Coinciding with the Nationwide Summit from Feb. 23 to 26, Cop City opponents in Savannah held a “Weekend of Action” with an art night, care workshops, phone banking against Nationwide Insurance, and a letter writing night. Participants also dropped a large banner from a parking garage across from the Nationwide Insurance office that read “Stop Cop City. Nationwide, Drop the Contract!”
In New York City, participants hosted a “Week of Action” from Feb. 22 to 26 in combined protest against Cop City and the genocide in Palestine. Participants hosted an art build day, teach-ins on international abolition and counter-repression, and a rally and march. On Feb. 26, more than 200 people marched from Zuccotti Park to the AXA XL insurance company office in Manhattan and dropped a banner from the balcony accusing AXA XL and Nationwide of profiting from homicide, genocide, and ecocide.
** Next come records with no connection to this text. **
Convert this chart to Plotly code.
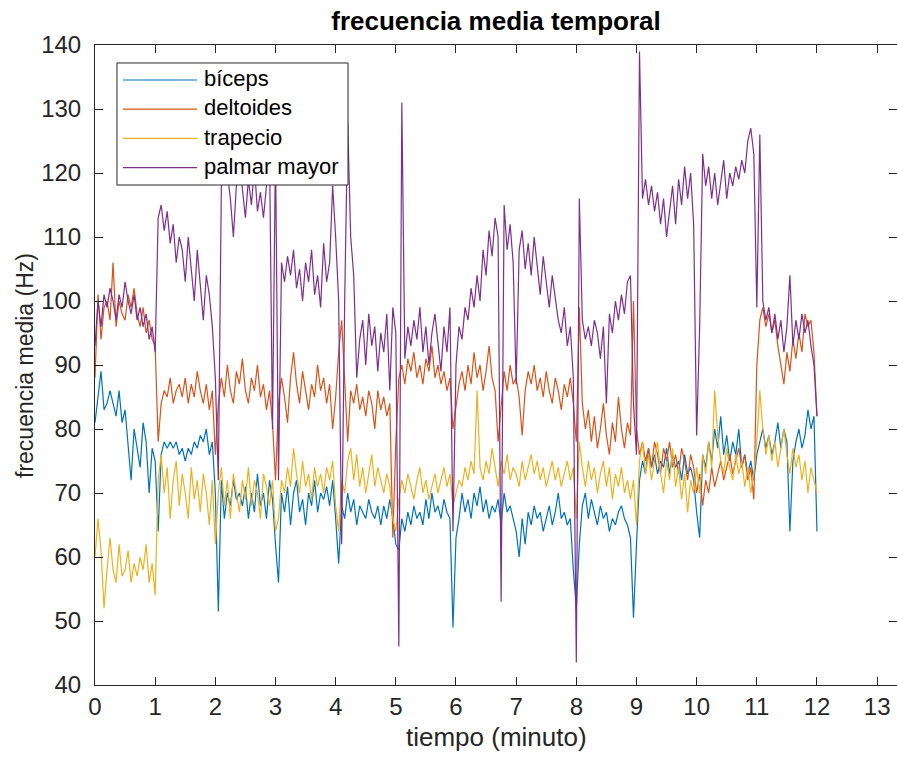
import numpy as np
import plotly.graph_objects as go

# sampling instants (minutes), one sample every 3 s
tiempo = np.round(np.linspace(0, 12, 241), 2)

biceps = [
    81, 85, 89, 83, 84, 86, 84, 82, 86, 81, 83, 77, 72, 80, 77, 74, 81, 78, 70, 77,
    75, 64, 76, 78, 77, 78, 77, 78, 76, 77, 75, 77, 76, 78, 77, 79, 78, 80, 76, 78,
    70, 51.5, 72, 66, 70, 68, 72, 69, 70, 68, 71, 66, 70, 67, 73, 68, 70, 66, 72, 69,
    62, 56, 70, 67, 71, 65, 70, 72, 67, 69, 65, 70, 68, 72, 67, 70, 69, 71, 68, 72,
    66, 59, 68, 66, 70, 67, 69, 65, 68, 67, 66, 69, 67, 66, 68, 65, 68, 66, 69, 66,
    62, 61, 66, 64, 67, 65, 68, 66, 67, 65, 69, 66, 70, 67, 68, 66, 69, 67, 66, 49,
    63, 66, 70, 67, 69, 66, 70, 68, 71, 67, 69, 66, 68, 67, 69, 65, 70, 67, 68, 66,
    64, 60, 66, 62, 67, 65, 68, 66, 67, 64, 66, 68, 65, 67, 70, 66, 67, 65, 66, 58,
    52, 62, 68, 70, 66, 69, 67, 65, 68, 66, 67, 64, 66, 65, 67, 68, 66, 65, 63, 50.5,
    62, 72, 75, 73, 77, 74, 76, 73, 75, 74, 77, 73, 76, 74, 75, 72, 76, 73, 74, 72,
    67, 63, 76, 74, 78, 75, 80, 77, 82, 76, 79, 75, 78, 76, 80, 74, 76, 73, 75, 72,
    76, 78, 80, 77, 79, 76, 78, 81, 77, 80, 78, 64, 75, 78, 80, 77, 79, 83, 80, 82,
    64,
]

deltoides = [
    88, 101, 94, 99, 100, 97, 106, 96, 100, 98, 97, 101, 99, 102, 98, 96, 99, 95, 97, 94,
    93, 78, 84, 86, 85, 88, 84, 86, 87, 85, 88, 84, 87, 85, 89, 86, 84, 87, 83, 86,
    76, 84, 88, 85, 90, 86, 84, 89, 87, 91, 86, 84, 88, 86, 90, 85, 87, 83, 86, 81,
    72, 84, 88, 85, 81, 88, 92, 87, 84, 89, 86, 83, 87, 85, 90, 86, 88, 84, 87, 80,
    85, 92, 97, 88, 78, 86, 84, 87, 83, 85, 82, 86, 84, 80, 86, 83, 85, 82, 84, 63,
    78, 88, 90, 87, 91, 89, 92, 88, 90, 87, 91, 89, 93, 88, 90, 87, 89, 86, 88, 80,
    84, 87, 89, 86, 90, 87, 92, 88, 90, 86, 89, 93, 88, 86, 78, 84, 89, 86, 90, 87,
    88, 85, 79, 86, 89, 87, 90, 86, 88, 85, 89, 86, 84, 88, 86, 83, 87, 85, 88, 84,
    78, 99, 84, 80, 83, 78, 82, 77, 80, 84, 79, 76, 81, 78, 85, 80, 77, 81, 79, 100,
    80, 76, 78, 75, 77, 74, 78, 76, 73, 77, 75, 78, 74, 76, 73, 77, 75, 72, 76, 74,
    70, 73, 68, 72, 70, 74, 71, 73, 75, 72, 74, 76, 73, 75, 77, 74, 76, 72, 74, 69,
    90, 97, 99, 96, 98, 95, 97, 93, 90, 87, 92, 89, 94, 91, 95, 92, 98, 96, 97, 92,
    82,
]

trapecio = [
    60, 66, 61, 52, 58, 63, 58, 56, 62, 57, 58, 61, 56, 59, 57, 60, 58, 62, 56, 59,
    54, 72, 76, 70, 74, 66, 72, 75, 68, 73, 70, 66, 74, 69, 72, 67, 73, 70, 65, 72,
    62, 70, 74, 68, 72, 66, 73, 70, 67, 72, 69, 74, 68, 72, 70, 66, 73, 71, 68, 72,
    64, 66, 72, 70, 74, 71, 77, 73, 70, 75, 71, 73, 69, 74, 71, 73, 70, 74, 72, 75,
    68, 64, 72, 70, 75, 77, 72, 76, 71, 74, 70, 73, 76, 71, 74, 72, 70, 73, 71, 66,
    64, 69, 72, 70, 73, 71, 69, 72, 74, 70, 72, 69, 71, 73, 70, 72, 74, 71, 73, 68,
    70, 72, 71, 74, 72, 75, 73, 86, 74, 72, 75, 73, 77, 74, 71, 75, 73, 76, 72, 74,
    73, 71, 75, 72, 74, 76, 73, 75, 72, 74, 71, 73, 75, 72, 74, 71, 73, 75, 72, 74,
    66, 78, 74, 71, 75, 72, 74, 70, 73, 75, 71, 74, 69, 73, 71, 74, 70, 72, 69, 72,
    65, 75, 78, 73, 76, 72, 75, 78, 73, 70, 75, 72, 77, 71, 74, 69, 73, 67, 72, 70,
    74, 70, 76, 73, 78, 74, 86, 79, 75, 73, 77, 74, 72, 76, 73, 75, 71, 74, 70, 73,
    78, 86, 80, 76, 79, 75, 78, 74, 77, 80, 76, 73, 77, 74, 76, 72, 75, 70, 74, 72,
    70,
]

palmar_mayor = [
    93, 100, 96, 101, 99, 102, 100, 97, 101, 99, 103, 100, 98, 101, 97, 99, 96, 98, 94, 96,
    92, 113, 115, 111, 114, 109, 112, 106, 110, 108, 103, 110, 105, 100, 108, 103, 97, 104, 101, 96,
    88, 72, 118, 124, 120, 116, 110, 118, 122, 117, 113, 119, 115, 121, 114, 117, 113, 118, 124, 80,
    124, 72, 106, 103, 107, 104, 108, 102, 105, 100, 106, 103, 108, 101, 104, 99, 109, 103, 106, 118,
    110, 100, 62, 100, 128, 110, 104, 88, 94, 97, 90, 98, 93, 96, 89, 95, 92, 98, 86, 99,
    95, 46, 131, 91, 96, 93, 97, 94, 99, 92, 96, 90, 95, 98, 93, 89, 96, 92, 99, 64,
    90, 96, 94, 99, 97, 102, 99, 104, 100, 108, 104, 111, 107, 113, 110, 53, 115, 108, 112, 106,
    87, 108, 111, 105, 109, 104, 110, 106, 101, 107, 103, 99, 104, 100, 97, 95, 99, 93, 96, 88,
    43.5, 116, 97, 94, 96, 93, 97, 95, 91, 96, 84, 98, 95, 100, 97, 101, 98, 103, 104, 84,
    76, 139, 116, 119, 115, 118, 114, 117, 112, 116, 110, 114, 118, 112, 119, 115, 121, 116, 120, 112,
    79, 96, 123, 118, 121, 116, 120, 115, 119, 122, 116, 120, 118, 121, 119, 122, 120, 125, 127, 123,
    99, 126, 100, 97, 99, 95, 98, 94, 97, 92, 96, 104, 93, 97, 94, 98, 95, 97, 93, 90,
    82,
]

series = [
    ("bíceps", biceps, "#0072BD"),
    ("deltoides", deltoides, "#D95319"),
    ("trapecio", trapecio, "#EDB120"),
    ("palmar mayor", palmar_mayor, "#7E2F8E"),
]

FONT = "Liberation Sans, Arial, Helvetica, sans-serif"
axis_color = "#262626"

fig = go.Figure()
for name, values, color in series:
    fig.add_trace(go.Scatter(
        x=tiempo, y=values, mode="lines", name=name, showlegend=False,
        line=dict(color=color, width=1.2),
    ))

# boxed legend in the upper-left corner, with long line samples
box = dict(x0=0.0274, x1=0.3155, y0=0.78125, y1=0.9719)
shapes = [dict(type="rect", xref="paper", yref="paper", layer="above",
               fillcolor="white", line=dict(color=axis_color, width=1), **box)]
annotations = []
row_top, row_step = 0.9453, 0.0456
for i, (name, _, color) in enumerate(series):
    yy = row_top - i * row_step
    shapes.append(dict(type="line", xref="paper", yref="paper", layer="above",
                       x0=0.0349, x1=0.1272, y0=yy, y1=yy,
                       line=dict(color=color, width=1.2)))
    annotations.append(dict(text=name, xref="paper", yref="paper",
                            x=0.1337, y=yy + 0.002, xanchor="left", yanchor="middle",
                            showarrow=False, font=dict(family=FONT, size=22, color="black")))

# axis titles
annotations.append(dict(text="tiempo (minuto)", xref="paper", yref="paper",
                        x=0.5, y=-0.081, xanchor="center", yanchor="middle",
                        showarrow=False, font=dict(family=FONT, size=26, color=axis_color)))
annotations.append(dict(text="frecuencia media (Hz)", xref="paper", yref="paper",
                        x=-0.0873, y=0.5, xanchor="center", yanchor="middle", textangle=-90,
                        showarrow=False, font=dict(family=FONT, size=23, color=axis_color)))

common_axis = dict(
    showline=True, linecolor=axis_color, linewidth=1, mirror="ticks",
    ticks="inside", ticklen=8, tickcolor=axis_color, tickwidth=1,
    showgrid=False, zeroline=False,
    tickfont=dict(family=FONT, size=24, color=axis_color),
)

fig.update_layout(
    width=897, height=758,
    margin=dict(l=95, r=0, t=45, b=73),
    paper_bgcolor="white", plot_bgcolor="white",
    font=dict(family=FONT, color=axis_color),
    title=dict(
        text="<b>frecuencia media temporal</b>",
        x=0.5, xanchor="center", xref="paper",
        y=0.972, yanchor="middle",
        font=dict(family=FONT, size=26, color="black"),
    ),
    xaxis=dict(
        range=[0, 13.33], tickmode="array", tickvals=list(range(0, 14)),
        ticklabelstandoff=0,
        **common_axis,
    ),
    yaxis=dict(
        range=[40, 140], tickmode="array", tickvals=list(range(40, 141, 10)),
        ticklabelstandoff=8,
        **common_axis,
    ),
    shapes=shapes,
    annotations=annotations,
    showlegend=False,
)

fig.write_html("out.html")
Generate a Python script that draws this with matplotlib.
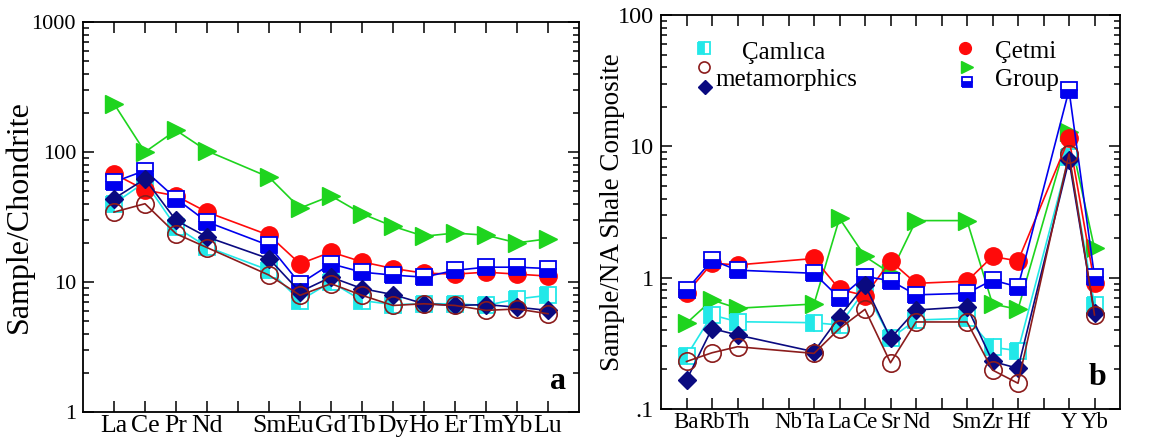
import numpy as np
import matplotlib
matplotlib.use("Agg")
import matplotlib.pyplot as plt
from matplotlib.ticker import LogLocator, FixedLocator, NullFormatter, FixedFormatter

plt.rcParams['font.family'] = ['Liberation Serif', 'DejaVu Serif']

# ---------------- data ----------------
# (a) chondrite-normalised REE; blank slot = Pm (no data)
ree_labels = ['La', 'Ce', 'Pr', 'Nd', '', 'Sm', 'Eu', 'Gd', 'Tb', 'Dy', 'Ho', 'Er', 'Tm', 'Yb', 'Lu']
nan = np.nan
ree_cetmi_red   = [68, 51, 46, 34.5, nan, 22.9, 13.8, 17, 14.3, 12.7, 11.7, 11.5, 11.9, 11.5, 11.1]
ree_cetmi_green = [235, 100, 147, 102, nan, 64, 37, 46, 33.5, 26.8, 22.5, 23.8, 22.9, 20, 21.5]
ree_cetmi_blue  = [58.8, 72, 43.8, 29, nan, 19.1, 9.7, 13.8, 11.9, 11.3, 10.9, 12.3, 13, 13, 12.7]
ree_caml_cyan   = [40, 58.8, 26.5, 18.6, nan, 12.3, 7.2, 10, 7.2, 6.7, 6.8, 6.8, 6.6, 7.4, 7.9]
ree_caml_brown  = [34.5, 40, 23.5, 18.4, nan, 11.3, 7.9, 9.7, 7.9, 6.6, 6.8, 6.6, 6.05, 6.2, 5.7]
ree_caml_navy   = [43.8, 62, 29.8, 22.2, nan, 15.1, 8.4, 10.9, 8.9, 8.0, 6.8, 6.6, 6.7, 6.4, 6.05]

# (b) NASC-normalised trace elements; blank slots carry no data
te_labels = ['Ba', 'Rb', 'Th', '', 'Nb', 'Ta', 'La', 'Ce', 'Sr', 'Nd', '', 'Sm', 'Zr', 'Hf', '', 'Y', 'Yb']
te_cetmi_red   = [0.76, 1.29, 1.25, nan, nan, 1.40, 0.815, 0.73, 1.34, 0.905, nan, 0.94, 1.45, 1.34, nan, 11.5, 0.905]
te_cetmi_green = [0.45, 0.676, 0.585, nan, nan, 0.63, 2.83, 1.45, 1.08, 2.72, nan, 2.72, 0.63, 0.574, nan, 12.9, 1.67]
te_cetmi_blue  = [0.805, 1.36, 1.14, nan, nan, 1.08, 0.70, 1.02, 0.95, 0.74, nan, 0.76, 0.96, 0.85, nan, 26.8, 1.02]
te_caml_cyan   = [0.253, 0.52, 0.462, nan, nan, 0.454, 0.436, 0.805, 0.345, 0.476, nan, 0.49, 0.295, 0.278, nan, 8.34, 0.62]
te_caml_brown  = [0.23, 0.268, 0.298, nan, nan, 0.265, 0.41, 0.574, 0.225, 0.46, nan, 0.46, 0.198, 0.157, nan, 8.74, 0.52]
te_caml_navy   = [0.166, 0.41, 0.366, nan, nan, 0.273, 0.505, 0.88, 0.345, 0.567, nan, 0.60, 0.23, 0.204, nan, 7.87, 0.535]

# ---------------- styles ----------------
C_CYAN, C_BROWN, C_NAVY = '#22E8E8', '#8B1C1C', '#0A0A80'
C_RED, C_GREEN, C_BLUE = '#FF0A0A', '#1ED41E', '#0000EE'

styles = {
    'cyan':  dict(color=C_CYAN, marker='s', mfc=C_CYAN, mec=C_CYAN, fillstyle='left',
                  markerfacecoloralt='white', ms=11.5, mew=1.3),
    'red':   dict(color=C_RED, marker='o', mfc=C_RED, mec=C_RED, ms=12.5, mew=1.0),
    'blue':  dict(color=C_BLUE, marker='s', mfc=C_BLUE, mec=C_BLUE, fillstyle='bottom',
                  markerfacecoloralt='white', ms=11.5, mew=1.3),
    'green': dict(color=C_GREEN, marker='>', mfc=C_GREEN, mec=C_GREEN, ms=13, mew=1.0),
    'navy':  dict(color=C_NAVY, marker='D', mfc=C_NAVY, mec=C_NAVY, ms=9, mew=1.0),
    'brown': dict(color=C_BROWN, marker='o', mfc='none', mec=C_BROWN, ms=12.5, mew=1.2),
}


def draw_series(ax, values, style):
    y = np.asarray(values, dtype=float)
    x = np.arange(len(y))
    ok = ~np.isnan(y)
    ax.plot(x[ok], y[ok], lw=1.2, **style)


def style_axes(ax, labels, ylim, yticks, yticklabels, xfs, yfs):
    ax.set_yscale('log')
    ax.set_ylim(*ylim)
    ax.set_xlim(-1, len(labels))
    ax.xaxis.set_major_locator(FixedLocator(np.arange(len(labels))))
    ax.xaxis.set_major_formatter(FixedFormatter(labels))
    ax.xaxis.set_minor_locator(FixedLocator([]))
    ax.yaxis.set_major_locator(FixedLocator(yticks))
    ax.yaxis.set_major_formatter(FixedFormatter(yticklabels))
    ax.yaxis.set_minor_locator(LogLocator(base=10, subs=np.arange(2, 10)))
    ax.yaxis.set_minor_formatter(NullFormatter())
    ax.tick_params(which='both', direction='in', top=True, right=True, width=1.1)
    ax.tick_params(which='major', length=8)
    ax.tick_params(which='minor', length=4.5)
    ax.tick_params(axis='x', labelsize=xfs, pad=2)
    ax.tick_params(axis='y', labelsize=yfs, pad=5)
    for s in ax.spines.values():
        s.set_linewidth(1.3)


fig = plt.figure(figsize=(11.75, 4.41), dpi=100)

# ---------------- panel a ----------------
axa = fig.add_axes([83 / 1175, 29 / 441, 496 / 1175, 390 / 441])
for vals, key in [(ree_cetmi_green, 'green'), (ree_caml_cyan, 'cyan'), (ree_cetmi_red, 'red'),
                  (ree_cetmi_blue, 'blue'), (ree_caml_navy, 'navy'), (ree_caml_brown, 'brown')]:
    draw_series(axa, vals, styles[key])
style_axes(axa, ree_labels, (1, 1000), [1, 10, 100, 1000], ['1', '10', '100', '1000'], 18.5, 16)
axa.set_ylabel('Sample/Chondrite', fontsize=23)
axa.yaxis.set_label_coords(-0.100, 0.5)
axa.text(0.958, 0.077, 'a', transform=axa.transAxes, fontsize=23, fontweight='bold',
         ha='center', va='center')

# ---------------- panel b ----------------
axb = fig.add_axes([661 / 1175, 32 / 441, 459 / 1175, 394 / 441])
for vals, key in [(te_cetmi_green, 'green'), (te_caml_cyan, 'cyan'), (te_cetmi_red, 'red'),
                  (te_cetmi_blue, 'blue'), (te_caml_navy, 'navy'), (te_caml_brown, 'brown')]:
    draw_series(axb, vals, styles[key])
style_axes(axb, te_labels, (0.1, 100), [0.1, 1, 10, 100], ['.1', '1', '10', '100'], 16.5, 17.5)
axb.set_ylabel('Sample/NA Shale Composite', fontsize=19.5)
axb.yaxis.set_label_coords(-0.078, 0.5)
axb.text(0.95, 0.079, 'b', transform=axb.transAxes, fontsize=23, fontweight='bold',
         ha='center', va='center')

# legend block: marker keys and group names
def key_marker(ax, x, y, key, ms):
    st = dict(styles[key])
    st.pop('color')
    st['ms'] = ms
    ax.plot([x], [y], transform=ax.transAxes, linestyle='none', clip_on=False, **st)

key_marker(axb, 0.0937, 0.916, 'cyan', 8)
key_marker(axb, 0.0937, 0.868, 'brown', 8)
key_marker(axb, 0.0959, 0.817, 'navy', 7.5)
key_marker(axb, 0.662, 0.916, 'red', 8.5)
key_marker(axb, 0.667, 0.868, 'green', 9)
key_marker(axb, 0.667, 0.830, 'blue', 7.5)
axb.text(0.268, 0.904, 'Çamlıca', transform=axb.transAxes, fontsize=18, ha='center', va='center')
axb.text(0.118, 0.835, 'metamorphics', transform=axb.transAxes, fontsize=18, ha='left', va='center')
axb.text(0.728, 0.906, 'Çetmi', transform=axb.transAxes, fontsize=18, ha='left', va='center')
axb.text(0.728, 0.835, 'Group', transform=axb.transAxes, fontsize=18, ha='left', va='center')

fig.savefig('out.png', dpi=100)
A month ago, the Atlanta Police Department, Georgia Bureau of Investigation, FBI, and ATF conducted multi-agency raids on four homes in south Atlanta for their alleged associations with the Stop Cop City movement, physically assaulting and sexually humiliating detainees. This new wave of political repression against movement participants in Atlanta threatened to chill dissent against the project. Instead, in the last two months alone, hundreds of people across the country have taken up the fight against Cop City where they live, opening new horizons for the Stop Cop City movement to take root and spread well beyond the city limits of Atlanta.